UK government to crackdown on legal highs with blanket ban

Mike Penning

The UK government has announced a new blanket ban on legal highs that will carry prison terms of up to seven years.

Ministers will publish draft laws attacking the manufacture, distribution, sale and supply of the substances.

Legal highs, which are officially known as “new psychoactive substances” (NPS) have been associated with a number of fatalities.

The government said the Psychoactive Substances Bill will apply to “any substance intended for human consumption that is capable of producing a psychoactive effect”.

Caffeine, alcohol and tobacco will not be included and there will also be exceptions for medical products and food.

Controlled drugs will continue to be governed by their own regime.

The bill will ban human use of nitrous oxide – laughing gas – also known as “hippy crack”.

NPS contain a variety of chemical ingredients, some of which are prohibited.

They induce effects similar to those of controlled drugs such as ecstasy, cannabis and cocaine.

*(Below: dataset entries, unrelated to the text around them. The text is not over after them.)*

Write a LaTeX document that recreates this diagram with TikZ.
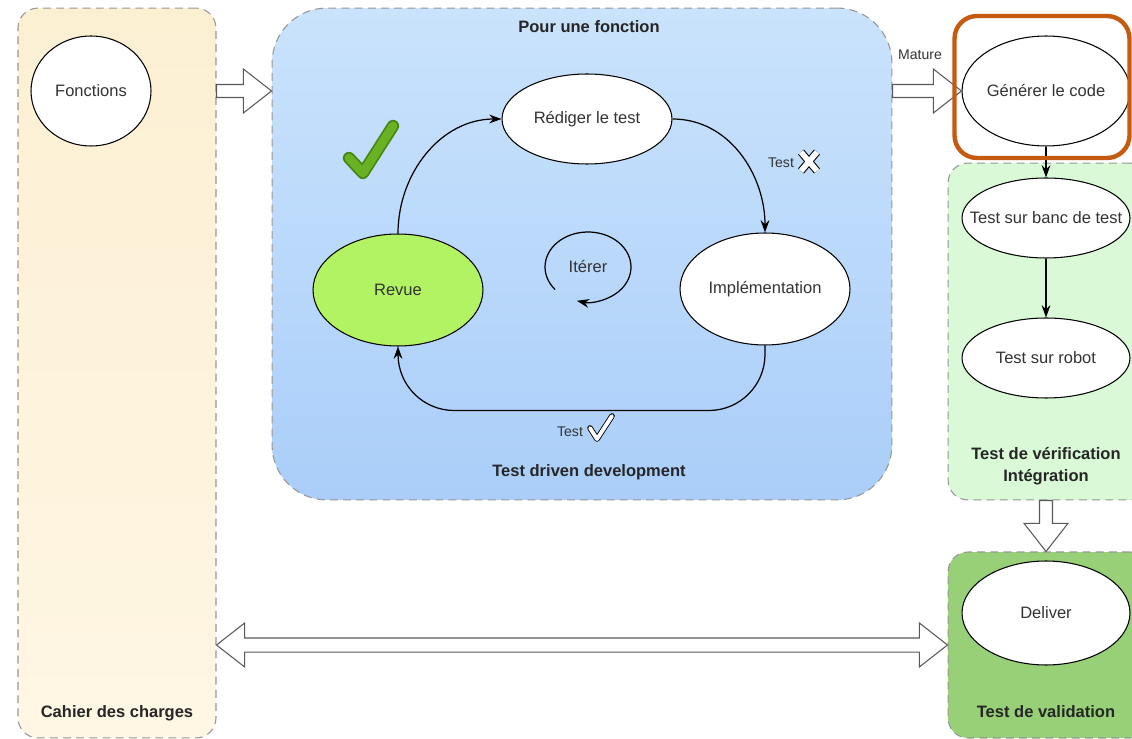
\documentclass[tikz,border=0pt]{standalone}
\usepackage{fontspec}
\setmainfont{Liberation Sans}
\usetikzlibrary{arrows.meta,shapes.geometric,calc}

\definecolor{txtgrey}{RGB}{51,51,51}
\definecolor{lanegrey}{RGB}{150,150,150}
\definecolor{creamtop}{RGB}{252,240,211}
\definecolor{creambot}{RGB}{255,246,228}
\definecolor{skytop}{RGB}{202,227,252}
\definecolor{skybot}{RGB}{170,206,249}
\definecolor{mintfill}{RGB}{218,249,214}
\definecolor{leaffill}{RGB}{151,208,119}
\definecolor{revuefill}{RGB}{178,243,100}
\definecolor{rustline}{RGB}{197,90,17}
\definecolor{tickdark}{RGB}{70,135,20}
\definecolor{tickgreen}{RGB}{104,178,36}

\newcommand\diagfont{\fontsize{9.4}{12.5}\selectfont}
\newcommand\notefont{\fontsize{8}{10}\selectfont}

\newcommand\rightblock[2]{%
  \draw[blockarrow] let \p1=(#1), \p2=(#2) in
    (\x1,\y1+3.7pt) -- (\x2-16pt,\y1+3.7pt) -- (\x2-16pt,\y1+12.5pt) -- (\x2,\y1)
    -- (\x2-16pt,\y1-12.5pt) -- (\x2-16pt,\y1-3.7pt) -- (\x1,\y1-3.7pt) -- cycle;}
\newcommand\downblock[2]{%
  \draw[blockarrow] let \p1=(#1), \p2=(#2) in
    (\x1-3.7pt,\y1) -- (\x1-3.7pt,\y2+16pt) -- (\x1-12.5pt,\y2+16pt) -- (\x1,\y2)
    -- (\x1+12.5pt,\y2+16pt) -- (\x1+3.7pt,\y2+16pt) -- (\x1+3.7pt,\y1) -- cycle;}
\newcommand\bothblock[2]{%
  \draw[blockarrow] let \p1=(#1), \p2=(#2) in
    (\x1,\y1) -- (\x1+16pt,\y1+12.5pt) -- (\x1+16pt,\y1+4pt) -- (\x2-16pt,\y1+4pt)
    -- (\x2-16pt,\y1+12.5pt) -- (\x2,\y1) -- (\x2-16pt,\y1-12.5pt) -- (\x2-16pt,\y1-4pt)
    -- (\x1+16pt,\y1-4pt) -- (\x1+16pt,\y1-12.5pt) -- cycle;}

\begin{document}
\begin{tikzpicture}[x=0.02cm,y=-0.02cm,
    lane/.style={draw=lanegrey,dash pattern=on 4.5pt off 3pt,line width=0.6pt,rounded corners=0.4cm,inner sep=0pt},
    lanetitle/.style={font=\diagfont\bfseries,text=black!85,align=center},
    task/.style={ellipse,draw,line width=0.6pt,fill=white,inner sep=0pt,text=txtgrey,font=\diagfont},
    note/.style={font=\notefont,text=txtgrey,inner sep=1pt},
    flow/.style={-{Stealth[length=7pt,width=5pt]},line width=0.7pt},
    blockarrow/.style={draw=black!65,fill=white,line width=0.6pt},
    outlined/.style={double=white,double distance=2.2pt,line width=0.5pt}]
  \useasboundingbox (0,0) rectangle (1132,739);
  \clip (0,0) rectangle (1132,739);

  \node[lane,top color=creamtop,bottom color=creambot,minimum width=3.96cm,minimum height=14.6cm] (cahier) at (117,373) {};
  \node[lane,rounded corners=1.1cm,top color=skytop,bottom color=skybot,minimum width=12.4cm,minimum height=9.84cm] (tdd) at (582,254) {};
  \node[lane,fill=mintfill,minimum width=4.04cm,minimum height=6.74cm] (verif) at (1049,331.5) {};
  \node[lane,fill=leaffill,minimum width=4.04cm,minimum height=3.72cm] (valid) at (1049,645) {};

  \node[lanetitle] (cahiertitle) at (117,713) {Cahier des charges};
  \node[lanetitle] (tddtop) at (589,27) {Pour une fonction};
  \node[lanetitle] (tddtitle) at (589,472) {Test driven development};
  \node[lanetitle] (veriftitle) at (1046,466) {Test de vérification\\Intégration};
  \node[lanetitle] (validtitle) at (1046,712) {Test de validation};

  \node[task,minimum width=2.4cm,minimum height=2.2cm] (fonctions) at (91,91) {Fonctions};
  \node[task,minimum width=3.4cm,minimum height=1.8cm] (rediger) at (587,119) {\makebox[0pt]{Rédiger le test}};
  \node[task,minimum width=3.4cm,minimum height=2.24cm] (impl) at (765,289) {\makebox[0pt]{Implémentation}};
  \node[task,fill=revuefill,minimum width=3.4cm,minimum height=2.24cm] (revue) at (398,290) {Revue};
  \node[task,minimum width=3.36cm,minimum height=2.2cm] (gen) at (1046,91) {\makebox[0pt]{Générer le code}};
  \node[task,minimum width=3.36cm,minimum height=1.6cm] (banc) at (1046,218) {\makebox[0pt]{Test sur banc de test}};
  \node[task,minimum width=3.36cm,minimum height=1.6cm] (robot) at (1046,358) {\makebox[0pt]{Test sur robot}};
  \node[task,minimum width=3.36cm,minimum height=2.08cm] (deliver) at (1046,613) {Deliver};

  \coordinate (bothway) at (582,645);
  \rightblock{cahier.east |- fonctions}{tdd.west |- fonctions}
  \rightblock{tdd.east |- gen}{gen.west}
  \downblock{verif.south -| deliver}{valid.north -| deliver}
  \bothblock{cahier.east |- bothway}{valid.west |- bothway}
  \node[note] (mature) at (920,55) {Mature};

  \draw[flow] (rediger.east) to[out=0,in=90] (impl.north);
  \draw[flow,rounded corners=32pt] (impl.south) |- ($(revue.south)+(0,64)$) -- (revue.south);
  \draw[flow] (revue.north) to[out=90,in=180] (rediger.west);
  \draw[flow] (gen.south) -- (banc.north);
  \draw[flow] (banc.south) -- (robot.north);

  \node[font=\diagfont,text=txtgrey] (iter) at (588,267) {Itérer};
  \draw[flow] ([shift={(220:0.86cm and 0.70cm)}]iter.center) arc[start angle=220,end angle=-105,x radius=0.86cm,y radius=0.70cm];

  \node[note] (failtest) at (781,163) {Test};
  \draw[outlined,double distance=3.2pt,line width=0.6pt] (801,152) -- (817,171) (817,152) -- (801,171);
  \node[note] (passtest) at (570,432) {Test};
  \draw[outlined,line cap=round,line join=round] (590,428) -- (597,439) -- (612,416);

  \draw[tickdark,line width=7pt,line cap=round,line join=round] (349,158) -- (363,173) -- (393,126);
  \draw[tickgreen,line width=5pt,line cap=round,line join=round] (349,158) -- (363,173) -- (393,126);

  \node[draw=rustline,line width=2.5pt,rounded corners=0.45cm,minimum width=3.5cm,minimum height=2.84cm,inner sep=0pt] (focus) at (1042,87) {};
\end{tikzpicture}
\end{document}
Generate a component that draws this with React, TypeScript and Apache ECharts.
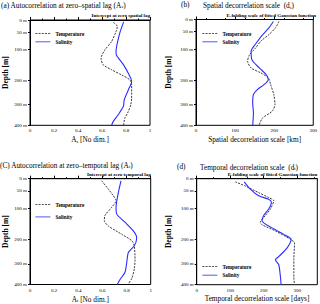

Home Office minister Mike Penning claimed the new rules would “fundamentally change the way we tackle new psychoactive substances”.

He added: “The blanket ban will give police and other law enforcement agencies greater powers to tackle the reckless trade in psychoactive substances, instead of having to take a substance-by-substance approach.”

The measures, which will apply throughout the UK, would include the powers to search people and property for legal highs as well as seize and destroy them.

Civil measures such as prohibition notices and orders would also be brought in.

Commander Simon Bray, of the National Police Chiefs’ Council, said: “A blanket ban on new psychoactive substances will make it simpler for law enforcement to deal with those drugs which are potentially unsafe but which may not yet be controlled.”